The top 10 co-operatives include giant food and farming consortia in Japan and Korea, huge insurers in Japan, France and the US (Nationwide), the world's second biggest bank (Credit Agricole), retailers in Germany and Switzerland (Migros) and a materials group (the pioneering Mondragon co-operative) in Spain.
He observes: "Switzerland is the great epicentre of capitalism, yet it is a huge co-operative country - Migros is the biggest consumer co-op in the world but the movement is big in housing and agriculture too - it has a much higher proportion of co-operative enterprise than in the UK."
Macdonald says: "Our problem is that politicians, like many people, always associate the Co-op with the wee shop round the corner. My job is to show the sheer scale and significance of the movement in the world, and its vision."
He also quotes last year's report by the Treasury Committee which found that the wave of demutualisation of building societies and insurers in the UK had not necessarily benefited their customers. "The broad outcome was that consumers were worse off," Macdonald says. "We have now set up a rapid response unit' to demutualisation and we are asking my former mentor Sir Graham Melmoth to head it up." (Melmoth led the Co-operative Wholesale Society from 1996 into the merger that created Co-operative Group in 2000, retiring in 2002.) "We are looking particularly at New Zealand, where Fontera is the biggest dairy agricultural organisation in the world with 15% of the country's GDP (gross domestic product) we decided for once to go on the attack rather than try to defend it. There are examples where we have saved some, and these are now beginning to build up, and we are coupling that with people's concerns about the unfettered free market."
But how can a fettered business compete on level terms? "Our set of values and principles give us certain conditions under which we run our businesses - they are not a constraint in my view. They do mean we can't cut the same corners and seek the favours from certain areas that others get. That is why we are doing this exercise."
The growing "social enterprise" movement, which counts co-operatives among its members, is not however fully embraced by Macdonald or by Co-operative Development Scotland.
He says: "I think it dilutes the perception of what the co-operative is. It adds to this view that we are really do-gooding' organisations and we are not for profit - we used to talk about surplus, but co-operatives are about making money."

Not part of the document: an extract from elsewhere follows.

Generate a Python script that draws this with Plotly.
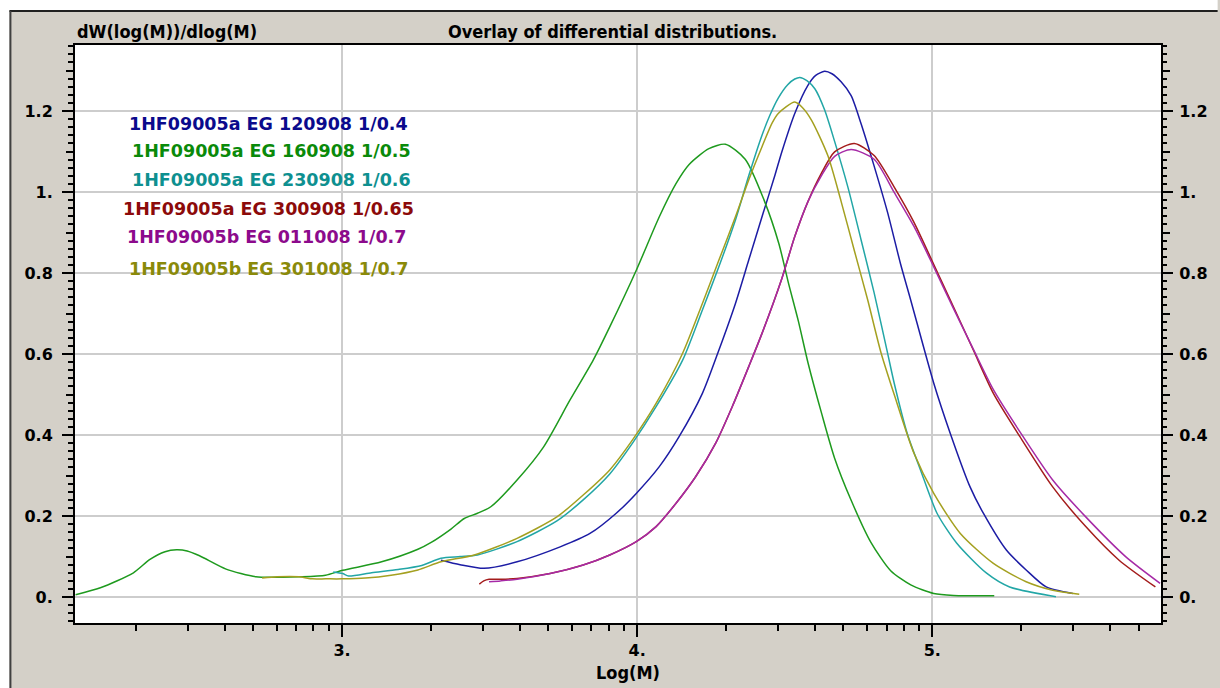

Macdonald says the model is critical to the emerging economies of Africa, where ICA is trying to have an influence. "We are supporting the development of co-operative enterprises as businesses as a way out of African poverty, rather than the hand-out approach which has failed miserably. It is not easy, and some co-operatives have come and gone as a result of government interference - it is all about self-help and self-responsibility, coupled with democratic control."
Surprisingly, some 13% of electricity in the US is produced by co-operative enterprises. "A lot of the return goes back into the local community to help wind farm generation but it also goes abroad - they are doing a lot of work in Bangladesh too. There is a natural link between being a co-operative and making that commitment outside your own sphere."